#### [What the task asks]
From the line with "Output the Python" to the line with "ax.set_axisbelow(True)", both included, repeat each line exactly and leave out the pictures.

(Records with drawing code)
>> BEGIN
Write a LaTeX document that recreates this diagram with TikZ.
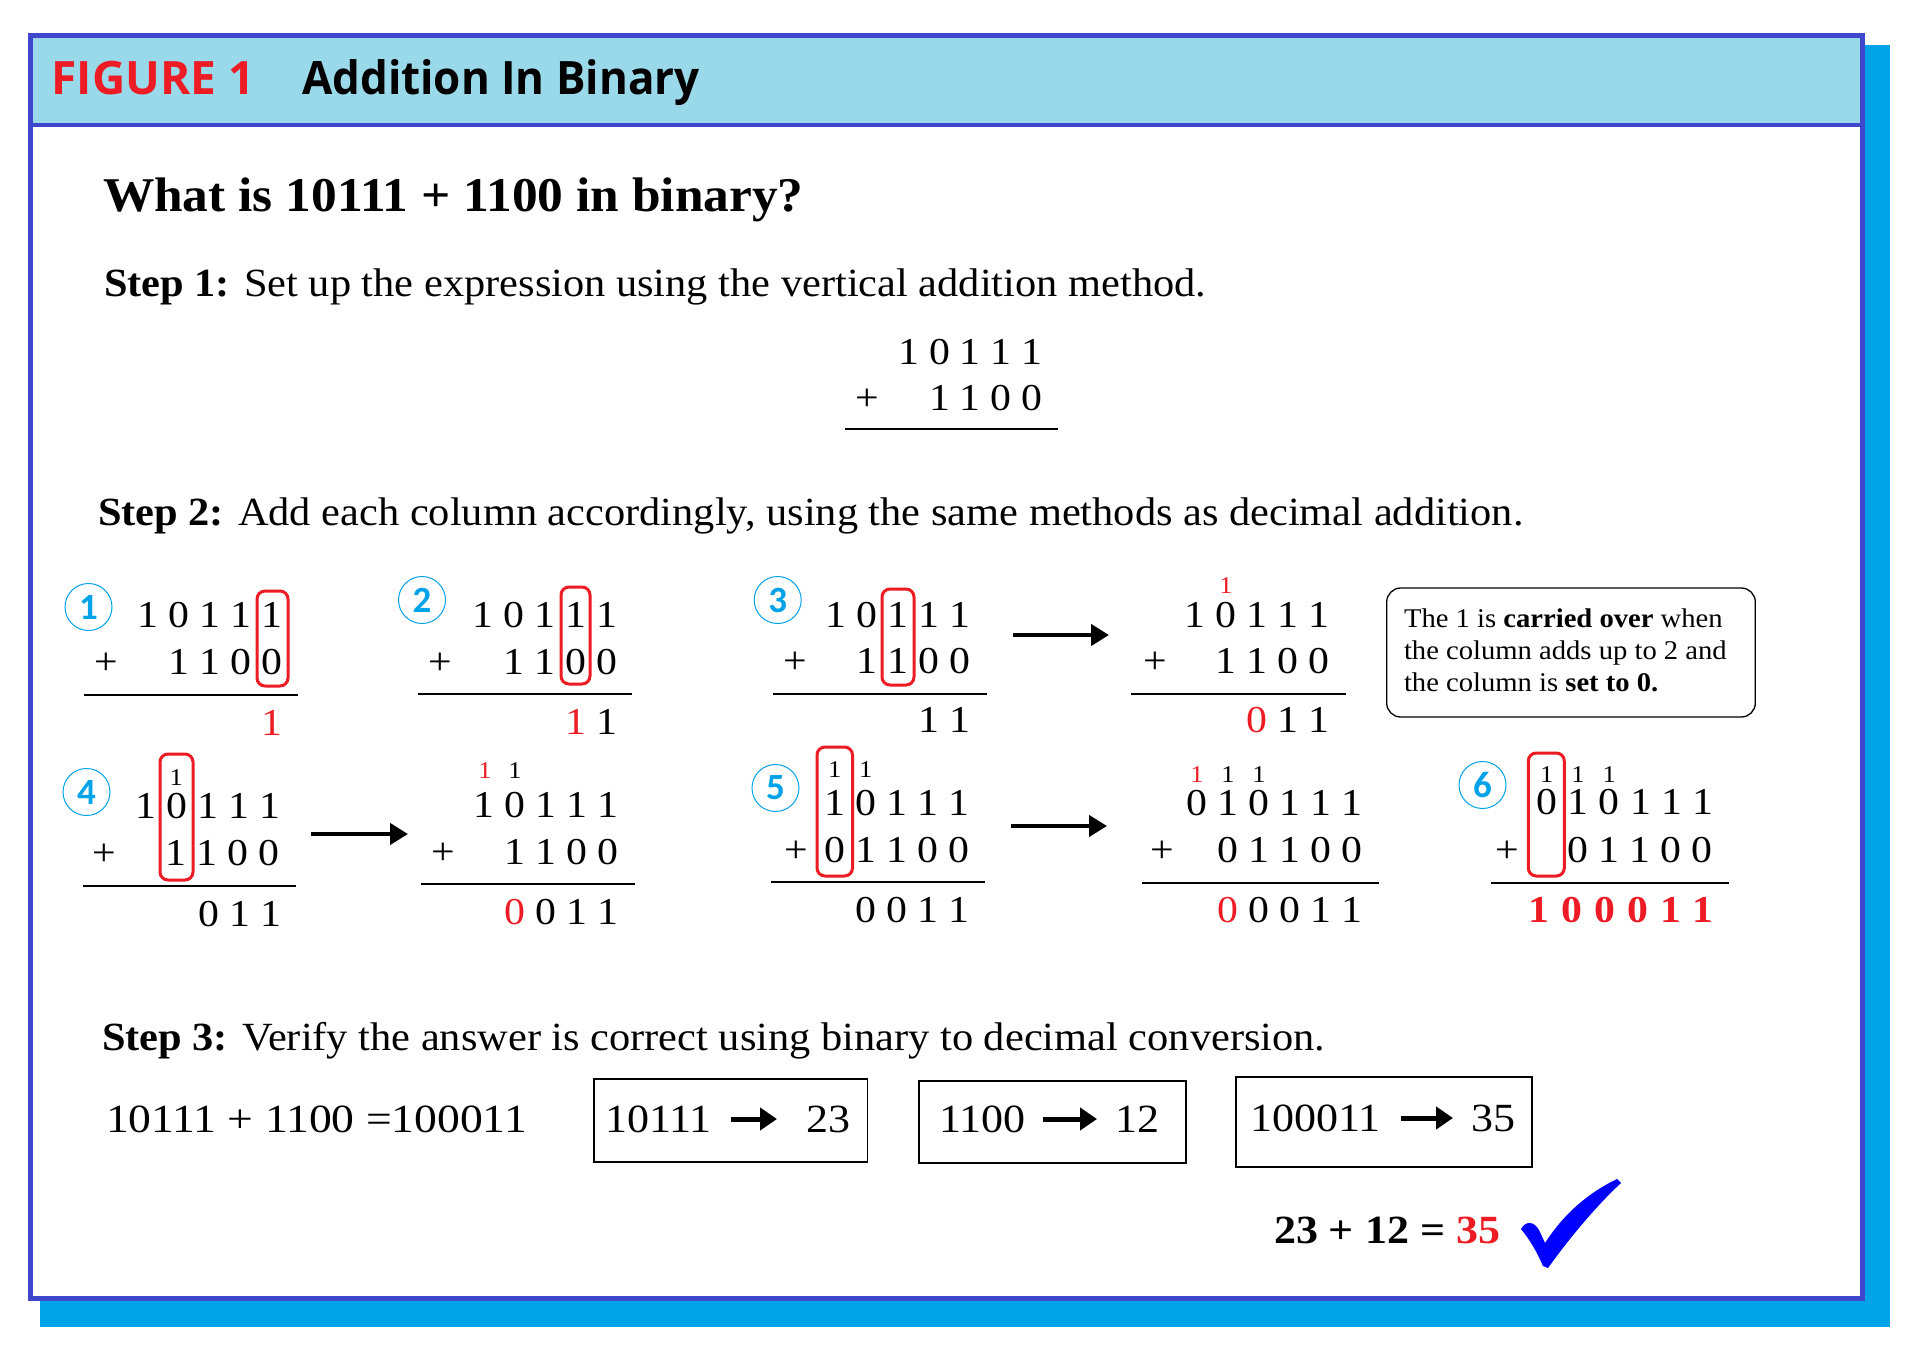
\documentclass[tikz,border=0pt]{standalone}
\usepackage{graphicx}
\usepackage{fontspec}
\setmainfont{Liberation Serif}[FakeStretch=1.06]
\newfontfamily\digfont[FakeStretch=1.1]{Liberation Serif}
\newfontfamily\eqfont[FakeStretch=1.14]{Liberation Serif}
\newfontfamily\headfont{Open Sans}
\newfontfamily\circfont{Carlito}
\usetikzlibrary{arrows.meta}
\definecolor{fred}{HTML}{ED1C24}
\definecolor{fcyan}{HTML}{00A2E8}
\definecolor{hblue}{HTML}{99D9EA}
\definecolor{fborder}{HTML}{3F48CC}
\definecolor{checkblue}{HTML}{0000FF}
\tikzset{
  dg/.style={font=\digfont\fontsize{38}{40}\selectfont, anchor=base, inner sep=0pt, outer sep=0pt},
  cg/.style={font=\digfont\fontsize{24}{26}\selectfont, anchor=base, inner sep=0pt, outer sep=0pt},
  dgb/.style={dg, font=\digfont\bfseries\fontsize{38}{40}\selectfont, text=fred},
  txt/.style={anchor=base west, inner sep=0pt, outer sep=0pt, font=\fontsize{40}{48}\selectfont},
  stxt/.style={anchor=base west, inner sep=0pt, outer sep=0pt, font=\digfont\fontsize{40}{48}\selectfont},
  calltxt/.style={anchor=base west, inner sep=0pt, outer sep=0pt, font=\fontsize{27}{30}\selectfont},
  redbox/.style={draw=fred, line width=3pt, rounded corners=8pt},
  rule/.style={line width=1.5pt},
  numcirc/.style={circle, draw=fcyan, line width=1pt, minimum size=47pt, inner sep=0pt, text=fcyan, font=\circfont\bfseries\fontsize{37}{37}\selectfont},
  bigarrow/.style={line width=4.3pt, -{Triangle[length=18pt,width=21pt]}},
  smallarrow/.style={line width=5pt, -{Triangle[length=17pt,width=22pt]}},
  convbox/.style={draw, line width=1.5pt},
}
\newcommand\drow[5]{\foreach \d [count=\i] in {#5}{\node[dg] (#1\i) at ({#2+(\i-1)*#4},#3) {\d};}}
\newcommand\crow[5]{\foreach \d [count=\i] in {#5}{\node[cg] (#1\i) at ({#2+(\i-1)*#4},#3) {\d};}}
\newcommand\brow[5]{\foreach \d [count=\i] in {#5}{\node[dgb] (#1\i) at ({#2+(\i-1)*#4},#3) {\d};}}
\begin{document}
\begin{tikzpicture}[x=1pt,y=-1pt]
\useasboundingbox (0,0) rectangle (1924,1370);
% frame
\fill[fcyan] (40,45) rectangle (1890,1327);
\fill[white] (30,35.5) rectangle (1862,1298);
\fill[hblue] (30,35.5) rectangle (1862,125.5);
\draw[fborder, line width=5pt] (30,35.5) rectangle (1862,1298);
\draw[fborder, line width=4pt] (30,125.5) -- (1862,125.5);
% header
\node[anchor=base west, inner sep=0pt, font=\headfont\bfseries\fontsize{46}{50}\selectfont, text=fred] (fig) at (51.5,95) {FIGURE 1};
\node[anchor=base west, inner sep=0pt, font=\headfont\bfseries\fontsize{46}{50}\selectfont] (ttl) at (302,95) {\scalebox{0.955}[1]{Addition In Binary}};
% question and steps
\node[txt, font=\bfseries\fontsize{48.5}{58}\selectfont] (q) at (103,211.7) {What is 10111 + 1100 in binary?};
\node[txt] (s1) at (104,296.7) {\textbf{Step 1:} Set up the expression using the vertical addition method.};
\node[txt] (s2) at (98,525) {\textbf{Step 2:} Add each column accordingly, using the same methods as decimal addition.};
\node[txt] (s3) at (102,1050) {\textbf{Step 3:} Verify the answer is correct using binary to decimal conversion.};
% top vertical addition
\drow{t}{909}{364}{30.7}{1,0,1,1,1}
\node[dg] (tplus) at (867,410) {+};
\drow{u}{939.7}{410}{30.7}{1,1,0,0}
\coordinate (tl1) at (845,429);
\coordinate (tl2) at (1058,429);
\draw[rule] (tl1) -- (tl2);
% ---------- panel 1
\node[numcirc] (c1) at (88.5,607) {1};
\draw[redbox] (257,591) rectangle (288,686);
\drow{aa}{147.6}{627}{31}{1,0,1,1,1}
\node[dg] (aplus) at (106.6,674) {+};
\drow{ab}{178.6}{674}{31}{1,1,0,0}
\coordinate (al1) at (84,695); \coordinate (al2) at (298,695);
\draw[rule] (al1) -- (al2);
\node[dg, text=fred] (ar) at (271.6,735) {1};
% ---------- panel 2
\node[numcirc] (c2) at (422,600) {2};
\draw[redbox] (561,587) rectangle (590,684);
\drow{ba}{482.5}{627}{31}{1,0,1,1,1}
\node[dg] (bplus) at (440,674) {+};
\drow{bb}{513.5}{674}{31}{1,1,0,0}
\coordinate (bl1) at (418,694); \coordinate (bl2) at (632,694);
\draw[rule] (bl1) -- (bl2);
\drow{br}{575.5}{734}{31}{{\textcolor{fred}{1}},1}
% ---------- panel 3
\node[numcirc] (c3) at (777.7,600) {3};
\draw[redbox] (882,589) rectangle (914,685);
\drow{ca}{836}{627}{31}{1,0,1,1,1}
\node[dg] (cplus) at (795,673) {+};
\drow{cb}{867}{673}{31}{1,1,0,0}
\coordinate (cl1) at (773,694); \coordinate (cl2) at (987,694);
\draw[rule] (cl1) -- (cl2);
\drow{cr}{929}{732}{31}{1,1}
\coordinate (a3s) at (1013,635); \coordinate (a3e) at (1109,635);
\draw[bigarrow] (a3s) -- (a3e);
% panel 3 result
\crow{dc}{1226}{593}{31}{{\textcolor{fred}{1}}}
\drow{da}{1195}{627}{31}{1,0,1,1,1}
\node[dg] (dplus) at (1155,673) {+};
\drow{db}{1226}{673}{31}{1,1,0,0}
\coordinate (dl1) at (1131,694); \coordinate (dl2) at (1346,694);
\draw[rule] (dl1) -- (dl2);
\drow{dr}{1257}{732}{31}{{\textcolor{fred}{0}},1,1}
% callout
\draw[line width=1.3pt, rounded corners=14pt] (1386.7,588) rectangle (1755.3,717);
\node[calltxt] (k1) at (1404,627) {The 1 is \textbf{carried over} when};
\node[calltxt] (k2) at (1404,659) {the column adds up to 2 and};
\node[calltxt] (k3) at (1404,691) {the column is \textbf{set to 0.}};
% ---------- panel 4
\node[numcirc] (c4) at (86.5,792) {4};
\draw[redbox] (160,754) rectangle (193,880);
\crow{ec}{176.3}{785}{31}{1}
\drow{ea}{145.7}{818}{31}{1,0,1,1,1}
\node[dg] (eplus) at (104.7,865.7) {+};
\drow{eb}{176.3}{865.7}{31}{1,1,0,0}
\coordinate (el1) at (82.5,886); \coordinate (el2) at (295.7,886);
\draw[rule] (el1) -- (el2);
\drow{er}{208.8}{926}{31}{0,1,1}
\coordinate (a4s) at (311,834); \coordinate (a4e) at (408,834);
\draw[bigarrow] (a4s) -- (a4e);
% panel 4 result
\crow{fc}{485}{778}{30}{{\textcolor{fred}{1}},1}
\drow{fa}{484.4}{817}{31}{1,0,1,1,1}
\node[dg] (fplus) at (443.4,864) {+};
\drow{fb}{515.4}{864}{31}{1,1,0,0}
\coordinate (fl1) at (421,884); \coordinate (fl2) at (635,884);
\draw[rule] (fl1) -- (fl2);
\drow{fr}{515.4}{924}{31}{{\textcolor{fred}{0}},0,1,1}
% ---------- panel 5
\node[numcirc] (c5) at (775.5,788) {5};
\draw[redbox] (817,747) rectangle (852.5,876);
\crow{gc}{834.7}{777}{31}{1,1}
\drow{ga}{834.7}{815}{31}{1,0,1,1,1}
\node[dg] (gplus) at (796,862) {+};
\drow{gb}{834.7}{862}{31}{0,1,1,0,0}
\coordinate (gl1) at (771,882); \coordinate (gl2) at (985,882);
\draw[rule] (gl1) -- (gl2);
\drow{gr}{865.7}{922}{31}{0,0,1,1}
\coordinate (a5s) at (1011,826); \coordinate (a5e) at (1107,826);
\draw[bigarrow] (a5s) -- (a5e);
% panel 5 result
\crow{hc}{1197}{782}{31}{{\textcolor{fred}{1}},1,1}
\drow{ha}{1197}{815}{31}{0,1,0,1,1,1}
\node[dg] (hplus) at (1162.6,862) {+};
\drow{hb}{1228}{862}{31}{0,1,1,0,0}
\coordinate (hl1) at (1142,883); \coordinate (hl2) at (1379,883);
\draw[rule] (hl1) -- (hl2);
\drow{hr}{1228}{922}{31}{{\textcolor{fred}{0}},0,0,1,1}
% ---------- panel 6
\node[numcirc] (c6) at (1482.5,785) {6};
\draw[redbox] (1528.3,753) rectangle (1564.3,876);
\crow{ic}{1546.7}{782}{31.3}{1,1,1}
\drow{ia}{1546.7}{814}{31.3}{0,1,0,1,1,1}
\node[dg] (iplus) at (1507.3,862) {+};
\drow{ib}{1578}{862}{31}{0,1,1,0,0}
\coordinate (il1) at (1491,883); \coordinate (il2) at (1729,883);
\draw[rule] (il1) -- (il2);
\brow{ir}{1539.3}{922}{32.8}{1,0,0,0,1,1}
% ---------- step 3
\node[stxt, font=\eqfont\fontsize{40}{48}\selectfont] (eq) at (106,1132.7) {10111 + 1100 =100011};
\draw[convbox] (594,1079) rectangle (867.6,1162);
\node[stxt] (b1a) at (605,1132) {10111};
\node[stxt] (b1b) at (806,1132) {23};
\coordinate (b1s) at (731,1119); \coordinate (b1e) at (777,1119);
\draw[smallarrow] (b1s) -- (b1e);
\draw[convbox] (919,1081) rectangle (1186,1163);
\node[stxt] (b2a) at (939,1132) {1100};
\node[stxt] (b2b) at (1115,1132) {12};
\coordinate (b2s) at (1043,1119); \coordinate (b2e) at (1097,1119);
\draw[smallarrow] (b2s) -- (b2e);
\draw[convbox] (1236,1077) rectangle (1532,1167);
\node[stxt] (b3a) at (1250,1131) {100011};
\node[stxt] (b3b) at (1471,1131) {35};
\coordinate (b3s) at (1401,1118); \coordinate (b3e) at (1453,1118);
\draw[smallarrow] (b3s) -- (b3e);
\node[stxt, font=\digfont\bfseries\fontsize{40}{48}\selectfont] (sum) at (1274,1243) {23 + 12 = \textcolor{fred}{35}};
% check mark
\fill[checkblue] (1521,1229) .. controls (1526,1220) and (1535,1221) .. (1540,1232) -- (1545,1243) .. controls (1565,1212) and (1590,1192) .. (1617,1179) -- (1621,1183) .. controls (1596,1206) and (1568,1240) .. (1548,1268) -- (1543,1266) .. controls (1537,1252) and (1530,1240) .. cycle;
\end{tikzpicture}
\end{document}
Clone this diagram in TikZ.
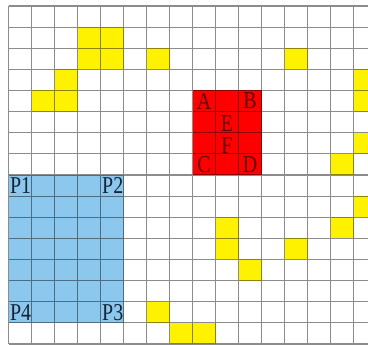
\documentclass[tikz,border=0pt]{standalone}
\usepackage{fontspec}
\setmainfont{Liberation Serif}
\usetikzlibrary{positioning}
\definecolor{skyfill}{RGB}{140,200,238}
\definecolor{darkred}{RGB}{95,0,0}
\definecolor{darkink}{RGB}{20,35,55}
\tikzstyle{obstacle} = [fill=yellow]
\tikzstyle{target} = [fill=red]
\tikzstyle{region} = [fill=skyfill]
\tikzstyle{gridline} = [draw=black, draw opacity=0.45, line width=1.1pt]
\tikzstyle{celllbl} = [inner sep=0pt, font=\fontsize{21}{21}\selectfont]
\newcommand{\tall}[1]{\scalebox{0.95}[1.15]{#1}}

\begin{document}
\begin{tikzpicture}[x=23pt, y=-21.125pt]

\useasboundingbox (-0.3696,-0.284) rectangle (15.6304,16.0473);
\clip (-0.3696,-0.284) rectangle (15.6304,16.0473);

% obstacles
\foreach \c/\r in {3/1,4/1,3/2,4/2,6/2,12/2,2/3,15/3,1/4,2/4,15/4,15/6,14/7,
                   15/9,9/10,14/10,9/11,12/11,10/12,6/14,7/15,8/15}
  \fill[obstacle] (\c,\r) rectangle ++(1,1);

% target block and start region
\fill[target] (8,4) rectangle (11,8);
\fill[region] (0,8) rectangle (5,15);

% grid
\draw[gridline] \foreach \i in {0,...,16} {(\i,0) -- (\i,16) (0,\i) -- (16,\i)};

% labels
\node (a) [celllbl, text=darkred] at (8.5,4.5) {\tall{A}};
\node (b) [celllbl, text=darkred] at (10.5,4.5) {\tall{B}};
\node (e) [celllbl, text=darkred] at (9.5,5.56) {\tall{E}};
\node (f) [celllbl, text=darkred] at (9.5,6.6) {\tall{F}};
\node (c) [celllbl, text=darkred] at (8.5,7.5) {\tall{C}};
\node (d) [celllbl, text=darkred] at (10.5,7.5) {\tall{D}};

\node (p1) [celllbl, text=darkink, anchor=west] at (0.06,8.5) {\tall{P1}};
\node (p2) [celllbl, text=darkink, anchor=east] at (5,8.5) {\tall{P2}};
\node (p4) [celllbl, text=darkink, anchor=west] at (0.06,14.5) {\tall{P4}};
\node (p3) [celllbl, text=darkink, anchor=east] at (5,14.5) {\tall{P3}};

\end{tikzpicture}
\end{document}
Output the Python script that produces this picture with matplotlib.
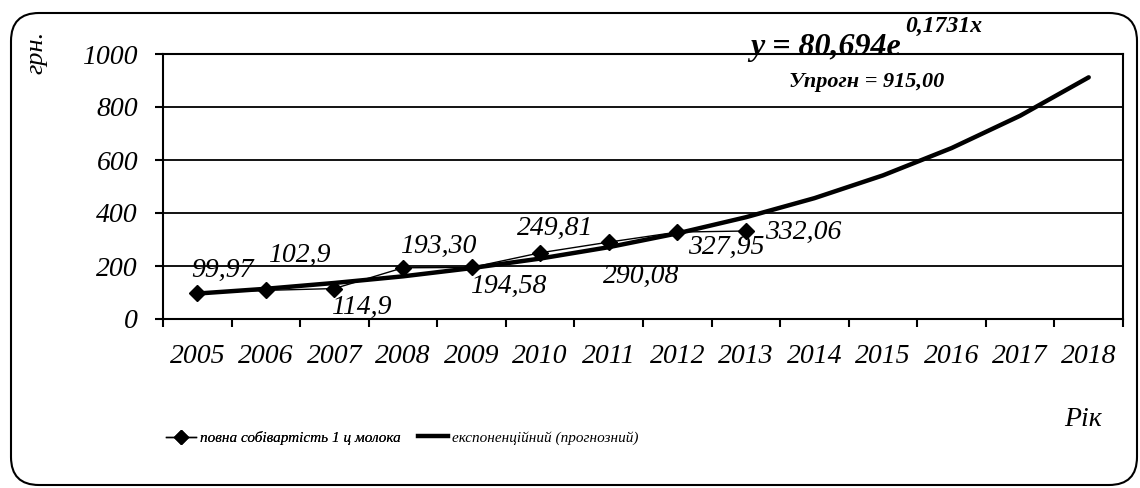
import matplotlib
matplotlib.use("Agg")
import matplotlib.pyplot as plt
from matplotlib.patches import FancyBboxPatch
from matplotlib.transforms import IdentityTransform
from matplotlib.lines import Line2D

plt.rcParams['font.family'] = ['Liberation Serif', 'DejaVu Serif']

# ---------------------
# DATA
# ---------------------
years = ['2005', '2006', '2007', '2008', '2009', '2010', '2011',
         '2012', '2013', '2014', '2015', '2016', '2017', '2018']

cost = [99.97, 108.0, 114.9, 193.30, 194.58, 249.81, 290.08, 327.95, 332.06]
cost_labels = ['99,97', '102,9', '114,9', '193,30', '194,58',
               '249,81', '290,08', '327,95', '332,06']

trend = [96, 114, 136, 161, 192, 228, 271, 323, 384, 456, 542, 645, 767, 912]

# label offsets (pixels) from each point
label_offsets = [(25, 22), (33, 35), (27, -19), (35, 21), (37, -19),
                 (15, 24), (32, -34), (49, -15), (57, -1)]

# ---------------------
# FIGURE
# ---------------------
fig = plt.figure(figsize=(11.4, 4.88), dpi=100)
ax = fig.add_axes([163 / 1140, 169 / 488, 960 / 1140, 265 / 488])

x_all = list(range(len(years)))
x_cost = list(range(len(cost)))

ax.plot(x_all, trend, color='black', lw=3.2, solid_capstyle='round', zorder=3)
ax.plot(x_cost, cost, color='black', lw=1.0, marker='D', markersize=8,
        zorder=4)

for xi, yi, lab, off in zip(x_cost, cost, cost_labels, label_offsets):
    ax.annotate(lab, (xi, yi), xytext=off, textcoords='offset pixels',
                ha='center', va='center', fontsize=20, style='italic')

ax.set_xlim(-0.5, len(years) - 0.5)
ax.set_ylim(0, 1000)
ax.set_yticks([0, 200, 400, 600, 800, 1000])
ax.yaxis.grid(True, color='black', lw=1.3)
ax.set_axisbelow(True)

ax.set_xticks([i - 0.5 for i in range(len(years) + 1)])
ax.set_xticklabels([])
ax.set_xticks(x_all, minor=True)
ax.set_xticklabels(years, minor=True)
ax.tick_params(axis='x', which='major', length=6, width=1.5, direction='out')
ax.tick_params(axis='x', which='minor', length=0, pad=18, labelsize=20)
ax.tick_params(axis='y', length=6, width=1.5, direction='out', pad=12,
               labelsize=20)
for t in ax.get_yticklabels() + ax.get_xticklabels(minor=True):
    t.set_style('italic')

for s in ax.spines.values():
    s.set_linewidth(1.5)

# text around the plot
fig.text(36 / 1140, 1 - 52 / 488, 'грн.', rotation=90, ha='center', va='center',
         fontsize=19, style='italic')
fig.text(1083 / 1140, 1 - 419 / 488, 'Рік', ha='center', va='center',
         fontsize=20, style='italic')

fig.text(750 / 1140, 1 - 48 / 488, 'y = 80,694e', ha='left', va='center',
         fontsize=23, style='italic', weight='bold')
fig.text(944 / 1140, 1 - 26 / 488, '0,1731x', ha='center', va='center',
         fontsize=17, style='italic', weight='bold')
fig.text(867 / 1140, 1 - 82 / 488, 'Упрогн = 915,00', ha='center', va='center',
         fontsize=16, style='italic', weight='bold')

# legend (two entries placed separately)
h1 = Line2D([], [], color='black', lw=1.0, marker='D', markersize=7)
h2 = Line2D([], [], color='black', lw=3.2)
leg1 = fig.legend([h1], ['повна собівартість 1 ц молока'],
                  loc='center left', bbox_to_anchor=(166 / 1140, 1 - 438 / 488),
                  frameon=False, handlelength=1.95, handletextpad=0.3,
                  borderpad=0, borderaxespad=0,
                  prop={'style': 'italic', 'size': 11})
leg2 = fig.legend([h2], ['експоненційний (прогнозний)'],
                  loc='center left', bbox_to_anchor=(418 / 1140, 1 - 438 / 488),
                  frameon=False, handlelength=1.95, handletextpad=0.3,
                  borderpad=0, borderaxespad=0,
                  prop={'style': 'italic', 'size': 11})
fig.add_artist(leg1)

# rounded outer frame
frame = FancyBboxPatch((11, 3), 1126, 472,
                       boxstyle='round,pad=0,rounding_size=28',
                       transform=IdentityTransform(), fill=False,
                       edgecolor='black', lw=1.5)
fig.add_artist(frame)

fig.savefig('out.png', dpi=100)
>> END
#### [Completed exercise]
Output the Python script that produces this picture with matplotlib.
import matplotlib
matplotlib.use("Agg")
import matplotlib.pyplot as plt
from matplotlib.patches import FancyBboxPatch
from matplotlib.transforms import IdentityTransform
from matplotlib.lines import Line2D

plt.rcParams['font.family'] = ['Liberation Serif', 'DejaVu Serif']

# ---------------------
# DATA
# ---------------------
years = ['2005', '2006', '2007', '2008', '2009', '2010', '2011',
         '2012', '2013', '2014', '2015', '2016', '2017', '2018']

cost = [99.97, 108.0, 114.9, 193.30, 194.58, 249.81, 290.08, 327.95, 332.06]
cost_labels = ['99,97', '102,9', '114,9', '193,30', '194,58',
               '249,81', '290,08', '327,95', '332,06']

trend = [96, 114, 136, 161, 192, 228, 271, 323, 384, 456, 542, 645, 767, 912]

# label offsets (pixels) from each point
label_offsets = [(25, 22), (33, 35), (27, -19), (35, 21), (37, -19),
                 (15, 24), (32, -34), (49, -15), (57, -1)]

# ---------------------
# FIGURE
# ---------------------
fig = plt.figure(figsize=(11.4, 4.88), dpi=100)
ax = fig.add_axes([163 / 1140, 169 / 488, 960 / 1140, 265 / 488])

x_all = list(range(len(years)))
x_cost = list(range(len(cost)))

ax.plot(x_all, trend, color='black', lw=3.2, solid_capstyle='round', zorder=3)
ax.plot(x_cost, cost, color='black', lw=1.0, marker='D', markersize=8,
        zorder=4)

for xi, yi, lab, off in zip(x_cost, cost, cost_labels, label_offsets):
    ax.annotate(lab, (xi, yi), xytext=off, textcoords='offset pixels',
                ha='center', va='center', fontsize=20, style='italic')

ax.set_xlim(-0.5, len(years) - 0.5)
ax.set_ylim(0, 1000)
ax.set_yticks([0, 200, 400, 600, 800, 1000])
ax.yaxis.grid(True, color='black', lw=1.3)
ax.set_axisbelow(True)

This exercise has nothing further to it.